Eine Hochrisikoreise

In diesem besonderen Kontext nutzte Htay*, unser Verantwortlicher in Yangon, die Gelegenheit, um in die Dörfer zu reisen, in denen wir in den letzten Jahren Projekte durchgeführt haben.

Die Vorbereitungen waren minutiös: vorheriger Austausch mit den Dorfbewohnern, Festlegung der Wegstrecken, um die militärischen Checkpoints möglichst zu vermeiden, und die tägliche Übermittlung des Standortes. Es galt, das Risiko so gering wie möglich zu halten. Die Tatsache, dass einer unserer Mitarbeiter in Kalay inhaftiert worden war, trug seinen Teil dazu bei, die Befürchtungen zu verstärken. Die täglichen Detonationen vor Ort halfen nicht die Ängste zu beruhigen, im Gegenteil. Dennoch konnte Htay* letztendlich zwei Drittel der realisierten Projekte besuchen. Das restliche Drittel befindet sich in Regionen, in denen Krieg herrscht. Ausserdem konnte er seinen Mitarbeiter in Empfang nehmen, nachdem dieser 15 lange Nächte in Haft in einem Militärlager verbracht hatte.

Im Notfallmodus

Htay* konnte sich ein genaues Bild von der Situation vor Ort machen. «Obwohl die Projekte, die ich besucht habe in gutem Zustand sind, musste ich bedauerlicherweise feststellen, dass die Schulen seit zwei Jahren nach wie vor geschlossen sind. Die Natur erobert sich dort ihre Rechte zurück. Leider scheint eine Rückkehr zur Normalität nicht absehbar zu sein. Derzeit befindet sich die Bevölkerung im Notfallmodus und es stellt sich die Frage, wie sie Tag für Tag überleben kann.»
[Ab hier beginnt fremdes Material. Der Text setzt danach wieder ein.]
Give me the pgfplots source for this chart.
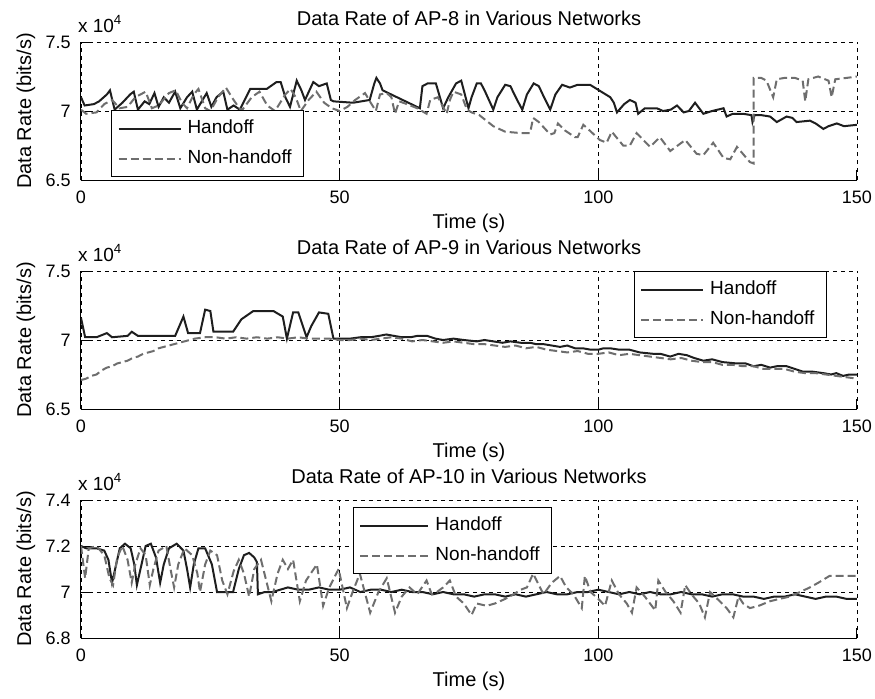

„Meine Besuche hatten für die Dorfbewohner einerseits einen symbolischen Wert – er hat ihnen signalisiert, dass wir sie nicht vergessen haben. Zudem hat mein Besuch es ihnen ermöglicht, ihre Bedürfnisse zu äussern: Nahrungsmittel, Medikamente und Unterkünfte.” Derzeit läuft eine Nothilfeaktion, um die Schwächsten zu unterstützen: die Vertriebenen.

Xavier Mühlethaler

Übersetzt von Janine Teissl

*Aus Sicherheitsgründen wurde der Name abgeändert.